Protestant Protests Today: The Enduring Spirit of Rebellion
Modern Protestantism is not monolithic. Evangelical megachurches, mainline denominations, non-denominational groups, and Reformed confessions all trace roots to 1517. Common threads include sola scriptura (Scripture alone as rule of faith), sola fide (faith alone), rejection of papal infallibility, and an emphasis on the "priesthood of all believers."
Yet this leads to ongoing protest. Baptists protest infant baptism practiced by Lutherans and Anglicans. Pentecostals protest "dead formalism" in traditional Protestantism, adding new revelations via the Spirit. Liberal Protestants protest conservative views on sexuality and Scripture's inerrancy. Each claims fidelity to the "original" Reformation while further fragmenting.
This mirrors Satan's tactics: endless accusation and division. Where Catholicism maintains visible unity under the successor of Peter, Protestantism multiplies "churches" tailored to personal preference – a consumerist approach to faith that Lucifer might applaud as "enlightened autonomy."
Catholics argue that true reform happens within the Church (as with St. Francis, St. Teresa of Avila, or the Council of Trent's response to the Reformation). External protest risks schism, the sin of separating from the Body of Christ. Lucifer's fall warns that even the highest creature, when he chooses self over God, plummets.
Defending the Thesis: Why This Analogy Holds
Is the comparison fair? Defenders note:
1. Semantic roots: "Protestant" derives from protestari – to declare publicly, to witness against. Lucifer "declared" his independence in heaven.
2. Theological parallel: Both elevate private judgment (angelic intellect or individual conscience) over divinely instituted authority.
3. Consequences: Division, confusion, and a diminished sense of the sacred. Protestant historian Jaroslav Pelikan quipped that the Reformation replaced the Church with the Bible, only for the Bible to be replaced by the individual interpreter.
4. Scriptural warning: Jude 1:6 speaks of angels who "did not keep their positions of authority but abandoned their proper dwelling." Hebrews 13:17 urges, "Have confidence in your leaders and submit to their authority."
Critics from Protestant sides rightly point to genuine pre-Reformation abuses and the Holy Spirit's work in renewal movements. Catholics acknowledge the need for reform and the validity of many Protestant Christians' faith in Christ. Yet the thesis stands as a cautionary archetype: rebellion against God-ordained order, however well-intentioned, risks echoing the first protest.
Ultimately, the story invites reflection. Lucifer's beauty became horror because he said "no" to service. Luther's zeal, while exposing real issues, led to a Christianity untethered from visible unity. Protestants today, in their diversity, embody a perpetual protest – against tradition, against each other, sometimes against aspects of their own founders.

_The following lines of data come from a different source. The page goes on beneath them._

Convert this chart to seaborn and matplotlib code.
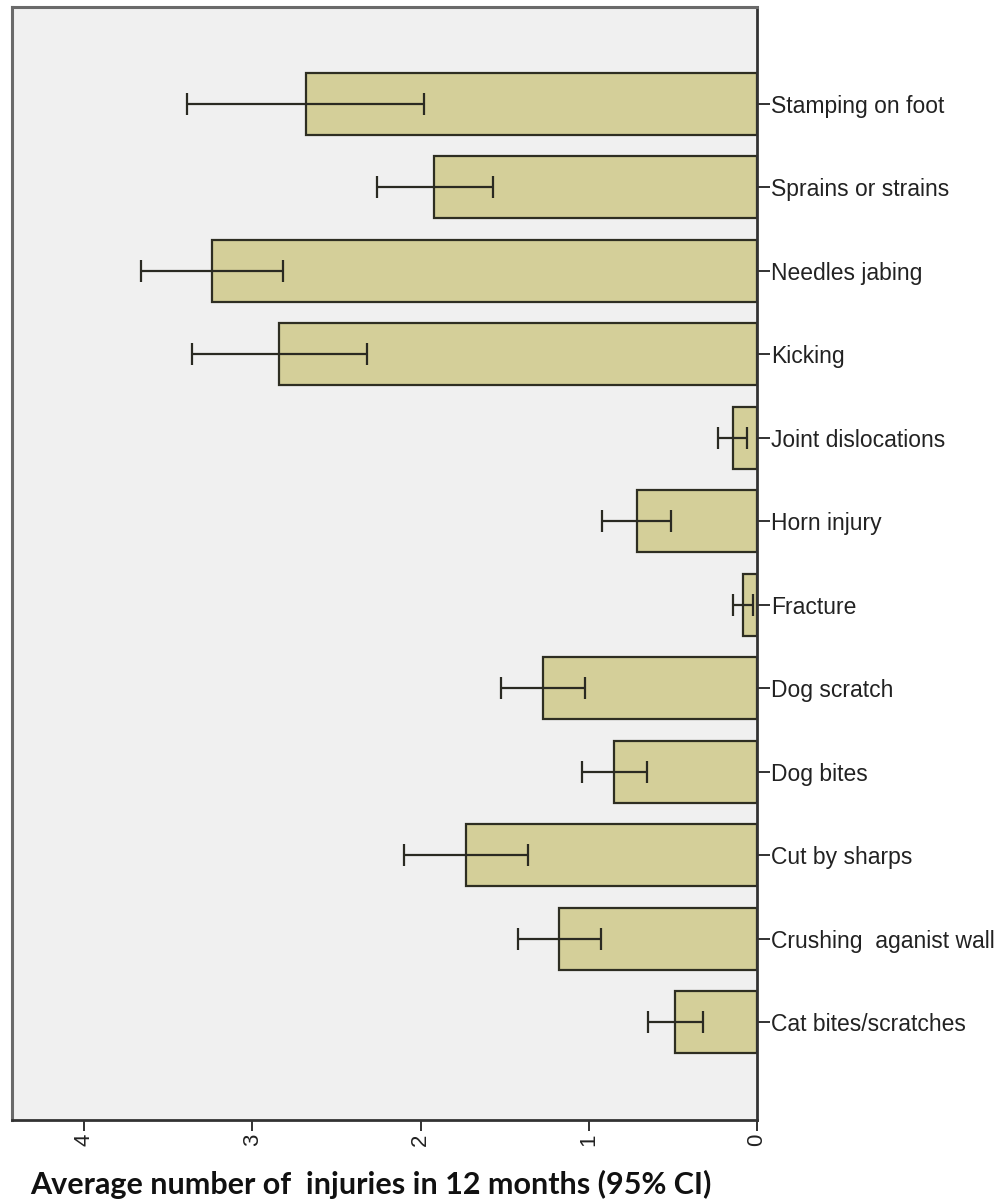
import matplotlib
matplotlib.use("Agg")
import matplotlib.pyplot as plt
import seaborn as sns
import pandas as pd
import numpy as np

categories = ["Stamping on foot", "Sprains or strains", "Needles jabing", "Kicking",
              "Joint dislocations", "Horn injury", "Fracture", "Dog scratch",
              "Dog bites", "Cut by sharps", "Crushing  aganist wall", "Cat bites/scratches"]
means = [2.68, 1.92, 3.24, 2.84, 0.145, 0.715, 0.083, 1.27, 0.85, 1.73, 1.18, 0.485]
ci_low = [1.98, 1.57, 2.82, 2.32, 0.06, 0.51, 0.024, 1.02, 0.655, 1.36, 0.93, 0.32]
ci_high = [3.39, 2.26, 3.66, 3.36, 0.23, 0.92, 0.14, 1.52, 1.04, 2.10, 1.42, 0.65]
x_ticks = [0, 1, 2, 3, 4]
x_label = "Average number of  injuries in 12 months (95% CI)"

df = pd.DataFrame({"category": categories, "mean": means,
                   "low": ci_low, "high": ci_high})

sns.set_theme(style="white")
plt.rcParams['font.family'] = ['Liberation Sans', 'DejaVu Sans']

fig = plt.figure(figsize=(10.08, 12.02), dpi=100)
ax = fig.add_axes([12/1008, 1 - 1120/1202, (757 - 12)/1008, (1120 - 7)/1202])
ax.set_facecolor('#f0f0f0')

sns.barplot(data=df, x="mean", y="category", order=categories, orient="h",
            color='#d4cf99', saturation=1, width=0.74, edgecolor='#2e2e22',
            linewidth=1.6, errorbar=None, ax=ax)

ypos = np.arange(len(categories))
xerr = np.array([df["mean"] - df["low"], df["high"] - df["mean"]])
ax.errorbar(df["mean"], ypos, xerr=xerr, fmt='none', ecolor='#2a2a22',
            elinewidth=1.6, capsize=8, capthick=1.6, zorder=5)

ax.set_xlim(4.43, 0)
ax.set_ylim(len(categories) - 1 + 1.17, -1.16)
ax.set_xticks(x_ticks)
ax.set_xticklabels([str(t) for t in x_ticks], rotation=90, fontsize=16, color='#222222')
ax.yaxis.tick_right()
ax.yaxis.set_label_position("right")
ax.set_ylabel("")
ax.set_xlabel("")
ax.tick_params(axis='y', which='both', right=True, left=False, length=9, width=1.3,
               pad=1, labelsize=16.5, colors='#222222', labelcolor='#222222')
ax.tick_params(axis='x', which='both', bottom=True, length=8, width=1.3, pad=2,
               colors='#222222')
for lab in ax.get_yticklabels():
    lab.set_color('#222222')

for side in ['left', 'top']:
    ax.spines[side].set_color('#6a6a6a')
    ax.spines[side].set_linewidth(2.2)
for side in ['right', 'bottom']:
    ax.spines[side].set_color('#333333')
    ax.spines[side].set_linewidth(2.0)
    ax.spines[side].set_visible(True)

fig.text(30/1008, 1 - 1184/1202, x_label, fontsize=22, fontweight='bold',
         family=['Lato', 'DejaVu Sans'], ha='left', va='center', color='#111111')

fig.savefig("out.png", dpi=100, facecolor='white')
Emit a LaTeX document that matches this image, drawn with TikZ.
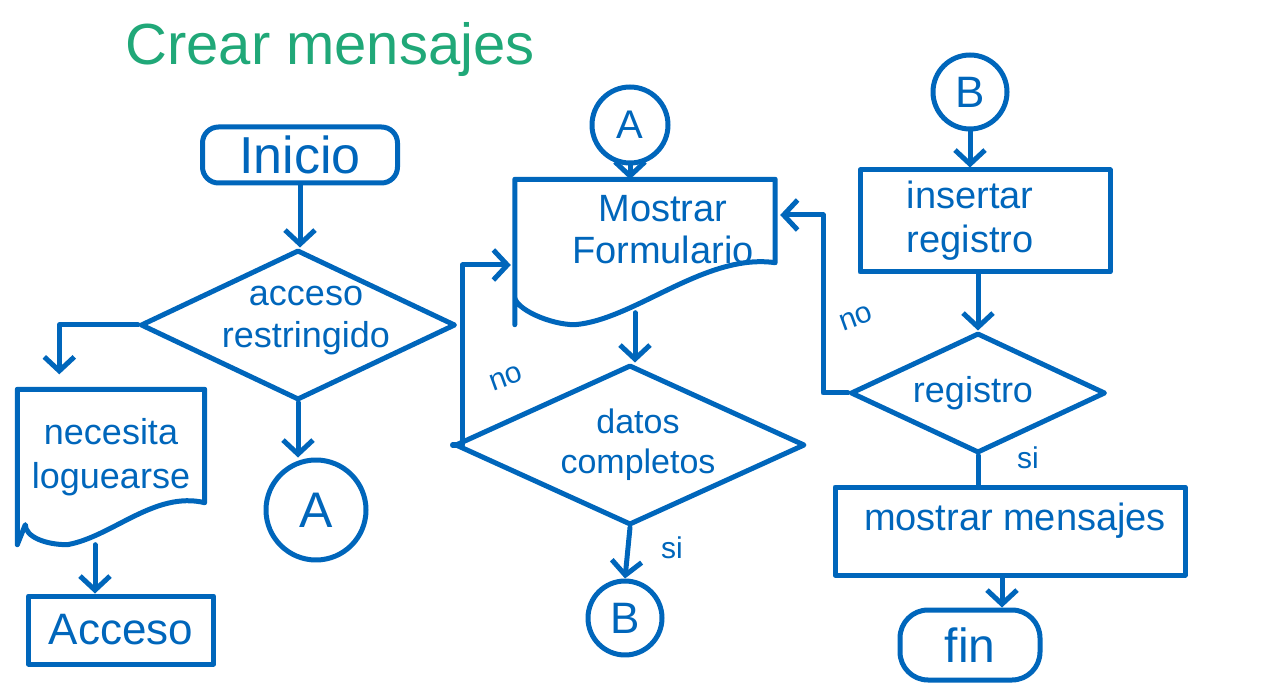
\documentclass[tikz,border=0pt]{standalone}
\usepackage{fontspec}
\setmainfont{Liberation Sans}
\usetikzlibrary{arrows.meta,shapes.geometric,calc}
\definecolor{ink}{RGB}{0,102,187}
\definecolor{titlegreen}{RGB}{32,168,120}
\tikzset{
  line/.style={draw=ink, line width=5pt, line cap=round, line join=round},
  arr/.style={line, -{Straight Barb[length=14pt,width=30pt,line width=5pt]}},
  txt/.style={text=ink, align=center, inner sep=0pt},
  term/.style={line, rounded corners=16pt, inner sep=0pt},
  procbox/.style={line, inner sep=0pt},
  dia/.style={line, diamond, inner sep=0pt},
  blank/.style={inner sep=0pt},
  conn/.style={line, circle, inner sep=0pt, text=ink},
  lbl/.style={text=ink, inner sep=0pt, font=\fontsize{30}{32}\selectfont}
}
\begin{document}
\begin{tikzpicture}[x=1pt,y=-1pt]
\useasboundingbox (0,0) rectangle (1280,692);

% title
\node[text=titlegreen, inner sep=0pt, font=\fontsize{58}{62}\selectfont] (title) at (330,50) {Crear mensajes};

% ---------- column 1 ----------
\node[term, minimum width=195pt, minimum height=56pt] (ini) at (300,155) {};
\node[txt, font=\fontsize{52}{56}\selectfont] (init) at (ini.center) {Inicio};

\node[dia, minimum width=315pt, minimum height=150pt] (d1) at (298,325) {};
\node[txt, font=\fontsize{36}{42}\selectfont] (d1t) at ($(d1.center)+(8,-4)$) {acceso\\restringido};

\node[blank, minimum width=187pt, minimum height=155pt] (doc1) at (111,467) {};
\draw[line] (doc1.south west) -- (doc1.north west) -- (doc1.north east)
  -- ($(doc1.south east)+(0,-42)$)
  .. controls +(-50,-12) and +(45,-8) .. ($(doc1.south west)+(50,0)$)
  .. controls +(-22,0) and +(0,12) .. ($(doc1.south west)+(8,-20)$) -- cycle;
\node[txt, font=\fontsize{36}{44}\selectfont] (doc1t) at ($(doc1.center)+(0,-10)$) {necesita\\loguearse};

\node[procbox, minimum width=185pt, minimum height=68pt] (acc) at (121,630) {};
\node[txt, font=\fontsize{44}{48}\selectfont] (acct) at (acc.center) {Acceso};

\node[conn, minimum size=100pt, font=\fontsize{50}{52}\selectfont] (A1) at (316,510) {A};

\draw[arr] (ini.south) -- (ini.south |- d1.north);
\draw[arr] (d1.west) -| ($(doc1.north west)+(42,-15)$);
\coordinate (c1) at ($(acc.north)+(-26,0)$);
\draw[arr] (c1 |- doc1.south) -- (c1);
\draw[arr] (d1.south) -- (d1.south |- A1.north);

% ---------- column 2 ----------
\node[conn, minimum size=76pt, font=\fontsize{40}{42}\selectfont] (A2) at (630,125) {A};

\node[blank, minimum width=260pt, minimum height=145pt] (doc2) at (645,252) {};
\draw[line] (doc2.south west) -- (doc2.north west) -- (doc2.north east)
  -- ($(doc2.south east)+(0,-62)$)
  .. controls +(-70,-10) and +(60,-5) .. ($(doc2.south west)+(60,0)$)
  .. controls +(-25,0) and +(0,12) .. ($(doc2.south west)+(0,-28)$) -- cycle;
\node[txt, font=\fontsize{38}{42}\selectfont] (doc2t) at ($(doc2.center)+(18,-22)$) {Mostrar\\Formulario};

\node[dia, minimum width=350pt, minimum height=160pt] (d2) at (630,445) {};
\node[txt, font=\fontsize{34}{40}\selectfont] (d2t) at ($(d2.center)+(8,0)$) {datos\\completos};

\node[conn, minimum size=74pt, font=\fontsize{44}{46}\selectfont] (B1) at (625,618) {B};

\draw[arr] (A2.south) -- (A2.south |- doc2.north);
\draw[arr] ($(doc2.south)+(-10,-12)$) -- ($(d2.north)+(5,0)$);
\draw[arr] (d2.west) -- ++(10,0) |- ($(doc2.west)+(-4,13)$);
\draw[arr] (d2.south) -- (B1.north);
\node[lbl, rotate=20] (no1) at (506,378) {no};
\node[lbl] (si1) at (672,548) {si};

% ---------- column 3 ----------
\node[conn, minimum size=74pt, font=\fontsize{44}{46}\selectfont] (B2) at (970,92) {B};

\node[procbox, minimum width=250pt, minimum height=102pt] (ins) at (985,221) {};
\node[txt, font=\fontsize{38}{44}\selectfont] (inst) at ($(ins.center)+(-15,0)$) {insertar\\registro};

\node[dia, minimum width=255pt, minimum height=120pt] (d3) at (978,393) {};
\node[txt, font=\fontsize{36}{40}\selectfont] (d3t) at ($(d3.center)+(-5,0)$) {registro};

\node[procbox, minimum width=350pt, minimum height=88pt] (msg) at (1010,531) {};
\node[txt, font=\fontsize{38}{42}\selectfont] (msgt) at ($(msg.center)+(5,-10)$) {mostrar mensajes};

\node[term, minimum width=140pt, minimum height=70pt, rounded corners=28pt] (fin) at (970,645) {};
\node[txt, font=\fontsize{48}{50}\selectfont] (fint) at (fin.center) {fin};

\draw[arr] (B2.south) -- (B2.south |- ins.north);
\draw[arr] (d3.north |- ins.south) -- (d3.north);
\draw[arr] (d3.west) -- ++(-25,0) |- ($(doc2.east)+(5,-37)$);
\draw[line] (d3.south) -- (d3.south |- msg.north);
\coordinate (f1) at ($(fin.north)+(32,0)$);
\draw[arr] (f1 |- msg.south) -- (f1);
\node[lbl, rotate=20] (no2) at (856,318) {no};
\node[lbl] (si2) at (1028,458) {si};
\end{tikzpicture}
\end{document}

The antidote? Humble submission to the God who establishes authority for our good. As St. Michael cried, "Who is like God?" – the direct rebuke to Lucifer's "I will be like the Most High."
In the end, the first Protestant lost heaven. May later protests find their way back to the unity for which Christ prayed: "That they may be one" (John 17:21).
Sources
- Catechism of the Catholic Church, paragraphs 391-395.
- Holy Bible (NIV, ESV translations for quoted passages).
- St. Thomas Aquinas, Summa Theologica, I, q. 63.
- Tertullian, Adversus Marcionem.
- Augustine, City of God, Book XI.
- History.com and Britannica entries on the 95 Theses and Protestant Reformation.
- Wikipedia summaries on Lucifer, Satan, and the Ninety-five Theses (for historical context, cross-verified with primary sources).
- Various Catholic apologetics resources echoing the "first Protestant" motif in popular discourse.